The central bank said its forecasts are based on a local currency fetching $1.07, stronger than its previous assumption of $1.03. Australia recorded its weakest annual job growth in 19 years in 2011, even as unemployment held at 5.2 percent in December. The statistics bureau releases its January jobs data on Feb. 16.
“It remains difficult to judge the net impact on the economy of, on the one hand, a once-in-a-century investment boom in the resources sector and, on the other, a high real exchange rate,” the RBA said today. The prolonged strong currency means “a number of businesses are reassessing their business models and medium-term prospects,” it said.
In today’s report, the RBA said its liaison suggests some firms are looking for greater certainty about the economic environment before hiring additional workers.
“Employment growth is expected to remain fairly subdued in the near term, with a further small increase in the unemployment rate forecast over 2012, before the unemployment rate declines again,” the central bank said.
At the same time, it noted the approval of a $34 billion project to transport liquefied natural gas from the Browse Basin off the coast of Western Australia to the northern city of Darwin meant a pipeline of about A$180 billion ($193 billion) in LNG projects is now approved or under construction.
The resource boom and the highest borrowing costs among major developed nations have spurred a 5.7 percent increase in the Australian dollar this year. It soared to $1.0845 this week after the central bank defied the forecasts of 24 of 27 economists for a rate cut.
In other areas, the central bank said retail spending remained subdued and property was weak. Turnover rates in the housing market are “around the lowest they have been over the past two decades,” it said.
Stevens lowered borrowing costs in November a quarter percentage point to 4.5 percent and again in December to 4.25 percent to help boost demand. The RBA unexpectedly held the benchmark Feb. 7 as signs mount that Europe is beginning to contain its sovereign-debt crisis and the U.S. recovery is gaining strength.
While Europe’s economy appears to be in recession, “there has been a general improvement in sentiment over the past month or so following further measures by the European Central Bank and European governments,” the RBA said.
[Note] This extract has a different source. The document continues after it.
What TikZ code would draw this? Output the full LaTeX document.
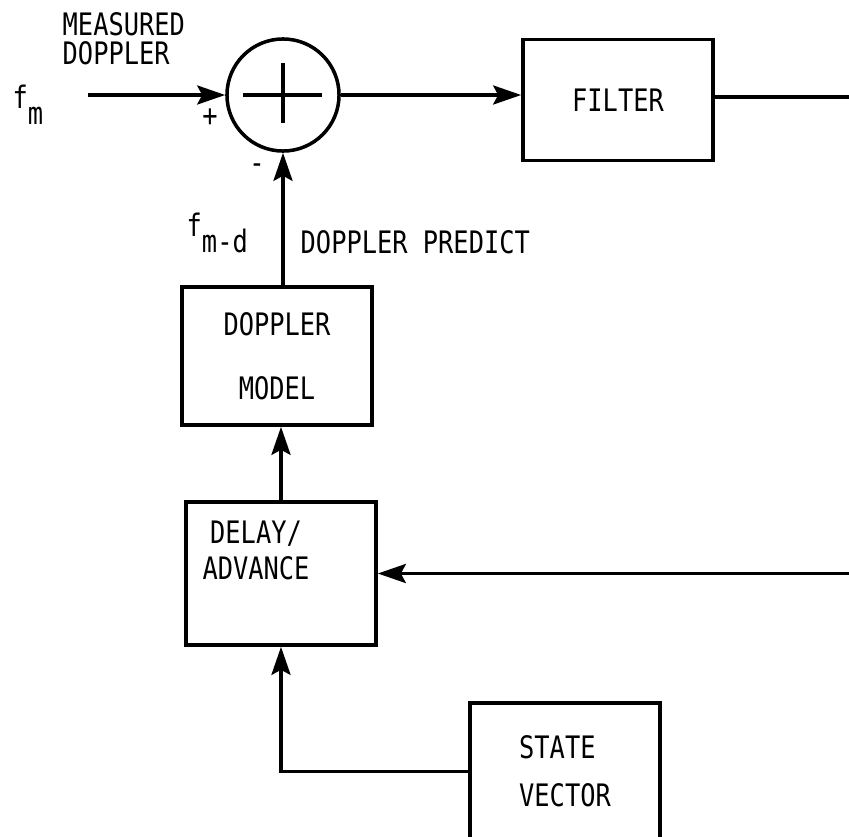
\documentclass[tikz,border=0pt]{standalone}
\usepackage{fontspec}
\setmonofont[FakeStretch=0.82]{DejaVu Sans Mono}
\usepackage{tikz}
\usetikzlibrary{arrows.meta}

\begin{document}
\begin{tikzpicture}[x=0.01cm,y=-0.01cm,
  lbl/.style={font=\ttfamily\fontsize{8.8}{10.2}\selectfont,inner sep=0pt},
  blk/.style={lbl,draw,line width=1pt,minimum width=1.9cm},
  sig/.style={line width=1pt,-{Stealth[length=2.8mm,width=1.9mm,inset=0.5mm]}}]
\useasboundingbox (0,0) rectangle (849,836);
\clip (0,0) rectangle (849,836);
% summing junction
\node[draw,line width=1pt,circle,minimum size=1.12cm,inner sep=0pt] (sum) at (283,95) {};
\draw [line width=1pt] (243,95)--(322,95);
\draw [line width=1pt] (283,63)--(283,123);
\node[blk,minimum height=1.21cm] (filter) at (618,100) {FILTER};
\node[blk,minimum height=1.38cm,align=center] (model) at (277,356) {DOPPLER\\[8pt]MODEL};
\node[blk,minimum height=1.43cm] (delay) at (281,573.5) {};
\node[lbl,align=center] (delaytxt) at (256,550) {DELAY/\\ADVANCE};
\node[blk,minimum height=1.37cm,align=left] (state) at (565,771.5) {STATE\\[3.4pt]VECTOR};
\coordinate (fmin) at (88,95);
\coordinate (out) at (849,97);
\coordinate (fb) at (849,573.5);
\draw [sig] (fmin)--(sum.west);
\draw [sig] (sum.east)--(sum.east -| filter.west);
\draw [line width=1pt] (filter.east |- out)--(out);
\draw [sig] (model.north -| sum.south)--(sum.south);
\draw [sig] (delay.north)--(delay.north |- model.south);
\draw [sig] (fb)--(delay.east);
\draw [sig] (state.west) -| (delay.south);
\node[lbl,anchor=north west,align=left,font=\ttfamily\fontsize{8.8}{8.3}\selectfont] (meas) at (62,12) {MEASURED\\DOPPLER};
\node[lbl,anchor=base west] (fm) at (12,108) {f\raisebox{-4.8pt}{m}};
\node[lbl,anchor=base west] (fmd) at (186,236) {f\raisebox{-4.8pt}{m-d}};
\node[lbl,anchor=base west] (pred) at (300,253) {DOPPLER PREDICT};
\node[lbl] (plus) at (210,118) {+};
\node[lbl] (minus) at (257,169) {-};
%\node[lbl] at (565,860) {};
\end{tikzpicture}
\end{document}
Greece’s government reached a deal on austerity measures required for a 130 billion-euro ($173 billion) financing package, according to a statement yesterday from the press office of the country’s prime minister.
European stocks rose for the first time in four days and the euro reached a two-month high against the dollar as the accord in Athens spurred optimism.
ECB policy makers meeting in Frankfurt yesterday left the benchmark interest rate at a record low of 1 percent. President Mario Draghi said at a press conference that surveys confirm tentative signs of stabilization in the euro-area economy.
The RBA noted that the turmoil in international financial markets, driven by Europe, “have had an effect in Australia, where there has been a step-up in the banks’ overall cost of funding relative to the cash rate.”
In the U.S., the number of Americans filing first-time claims for unemployment insurance payments unexpectedly declined in the latest reported week, indicating the labor market recovery is gaining traction.
Another report yesterday showed that U.S. consumer confidence rose to the highest level in a year, signaling that improving job prospects may boost the household spending that makes up 70 percent of the economy. The easing of dismissals is moving in tandem with a drop in the unemployment rate, which fell in January to a three-year low of 8.3 percent.
The recent improvement in sentiment has boosted the commodity prices that drive Australia’s economy.
“The price of iron ore has picked up, reflecting ongoing strength in Chinese demand, although global steel production has softened,” the RBA said today.
China’s central bank cut lenders’ reserve requirements in December for the first time in three years to boost credit amid moderating overseas sales. The People’s Bank of China this week pledged to ensure loans for first-home buyers as a crackdown on speculation threatens to trigger a slump in the property market.
“Growth in China has moderated, as was intended by the Chinese authorities, and is now running at a more sustainable pace,” Australia’s central bank said today of the country’s biggest trading partner.